Sipka and coworkers show that the closed state of photosystem II holds a formerly unrecognized structural and functional plasticity and upon illumination assumes a light-adapted charge-separated state. [Plant Cell https://academic.oup.com/plcell/advance-article/doi/10.1093/plcell/koab008/6119330]
By Gábor Sipka, Melinda Magyar, Parveen Akhtar, Petar H. Lambrev and Győző Garab
Background: Photosystem II (PSII), which uses solar energy to oxidize water and supplies the reducing equivalents necessary to fix carbon dioxide, is the engine of life. Monitoring the activity of PSII in vivo or in vitro, upon dark-to-light transition, is routinely performed by recording the rise of fluorescence intensity from the minimum (Fo) to the maximum (Fm) levels. The variable chlorophyll-a fluorescence (Fv=Fm−Fo) follows a complex induction kinetics and carries information on the functioning of the photosynthetic machinery. This is arguably one of the most commonly used techniques in plant biology. The Fv/Fm parameter, according to the mainstream model is equated with the quantum efficiency of PSII. According to this model, Fo and Fm belong to the open (PSIIO) and closed (PSIIC) states of the reaction center, states which, respectively, are ready and incapable of utilizing the absorbed light for stable charge separation. Although chlorophyll-a fluorescence measurements have provided a wealth of information on the mechanisms of photosynthetic light-energy conversion, the mainstream model is not free of controversies. Hence, our understanding of the photochemical activity of PSII remained fragmentary.
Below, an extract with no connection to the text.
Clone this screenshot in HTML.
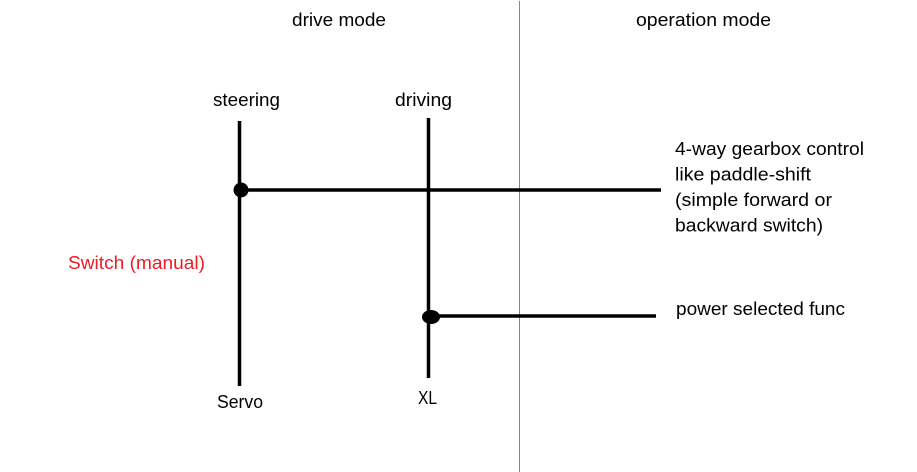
<!DOCTYPE html>
<html>
<head>
<meta charset="utf-8">
<style>
  html, body { margin: 0; padding: 0; background: #ffffff; }
  body { width: 917px; height: 472px; overflow: hidden; }
  svg { display: block; }
  text { font-family: "Liberation Sans", sans-serif; font-size: 18px; fill: #000; }
</style>
</head>
<body>
<svg width="917" height="472" viewBox="0 0 917 472" xmlns="http://www.w3.org/2000/svg">
  <rect width="917" height="472" fill="#ffffff"/>

  <!-- divider -->
  <line x1="519.5" y1="1" x2="519.5" y2="472" stroke="#5a93bf" stroke-width="1"/>

  <!-- headers -->
  <text x="292" y="26" textLength="94" lengthAdjust="spacingAndGlyphs">drive mode</text>
  <text x="636" y="26" textLength="135" lengthAdjust="spacingAndGlyphs">operation mode</text>

  <!-- column labels -->
  <text x="213" y="106" textLength="67" lengthAdjust="spacingAndGlyphs">steering</text>
  <text x="395" y="106" textLength="57" lengthAdjust="spacingAndGlyphs">driving</text>

  <!-- vertical lines -->
  <line x1="239.5" y1="121" x2="239.5" y2="386" stroke="#000" stroke-width="3.5"/>
  <line x1="428.5" y1="118" x2="428.5" y2="378" stroke="#000" stroke-width="3.5"/>

  <!-- horizontal lines -->
  <line x1="240" y1="190" x2="661" y2="190" stroke="#000" stroke-width="3.5"/>
  <line x1="430" y1="316" x2="656" y2="316" stroke="#000" stroke-width="3.5"/>

  <!-- junction dots -->
  <ellipse cx="241" cy="190" rx="7.5" ry="7.5" fill="#000"/>
  <ellipse cx="431" cy="317" rx="9" ry="7" fill="#000"/>

  <!-- bottom labels -->
  <text x="217" y="408" textLength="46" lengthAdjust="spacingAndGlyphs">Servo</text>
  <text x="418" y="404" textLength="19" lengthAdjust="spacingAndGlyphs">XL</text>

  <!-- red label -->
  <text x="68" y="269" textLength="137" lengthAdjust="spacingAndGlyphs" style="fill:#ee1c24">Switch (manual)</text>

  <!-- right texts -->
  <text x="675" y="155" textLength="189" lengthAdjust="spacingAndGlyphs">4-way gearbox control</text>
  <text x="675" y="180.5" textLength="136" lengthAdjust="spacingAndGlyphs">like paddle-shift</text>
  <text x="675" y="206" textLength="157" lengthAdjust="spacingAndGlyphs">(simple forward or</text>
  <text x="675" y="231.5" textLength="148" lengthAdjust="spacingAndGlyphs">backward switch)</text>

  <text x="676" y="315" textLength="169" lengthAdjust="spacingAndGlyphs">power selected func</text>
</svg>
</body>
</html>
Questions: Our goal was to clarify the origin of chlorophyll-a fluorescence in association with the functional and conformational states of PSII.
Findings: We resolve the controversies and explain the peculiar features of chlorophyll-a fluorescence induction kinetics and show that in addition to PSIIO and PSIIC, this photosystem is capable of assuming light-adapted charge-separated state, PSIIL. Formation of PSIIL, via light-induced subtle conformational changes, facilitates the stabilization of charge-separated state. PSIIL is characterized by distinct features in the energy landscape of trapping/detrapping of excitations in the core-antenna reaction-center complex. The PSIIC–PSIIL transition is responsible for a large part of Fv, which thus appears to reflect the structural dynamics of PSII. Hence, the Fv/Fm parameter cannot be equated with the quantum efficiency of PSII photochemistry. Variations of this parameter – e.g. in mutants or upon exposing the organisms to different stress conditions – may be explained by changes in the functional activity of PSII or may reflect the structural-functional plasticity of this photosystem. Our data suggest key roles of strong local stationary and transient electric fields and dielectric relaxation processes during the operation of PSII.
Next steps: Further details of the reorganizations associated with PSIIC–PSIIL transitions and the underlying physical mechanisms should be uncovered, and mechanisms of natural, genetic and stress-induced variations in Fv investigated and correlated with structural-functional changes in PSII.
Gábor Sipka, Melinda Magyar, Alberto Mezzetti, Parveen Akhtar, Qingjun Zhu, Yanan Xiao, Guangye Han, Stefano Santabarbara, Jian-Ren Shen, Petar H. Lambrev, and Győző Garab. (2021). Light-Adapted Charge-Separated State of Photosystem II: Structural and Functional Dynamics of the Closed Reaction Center. Plant Cell.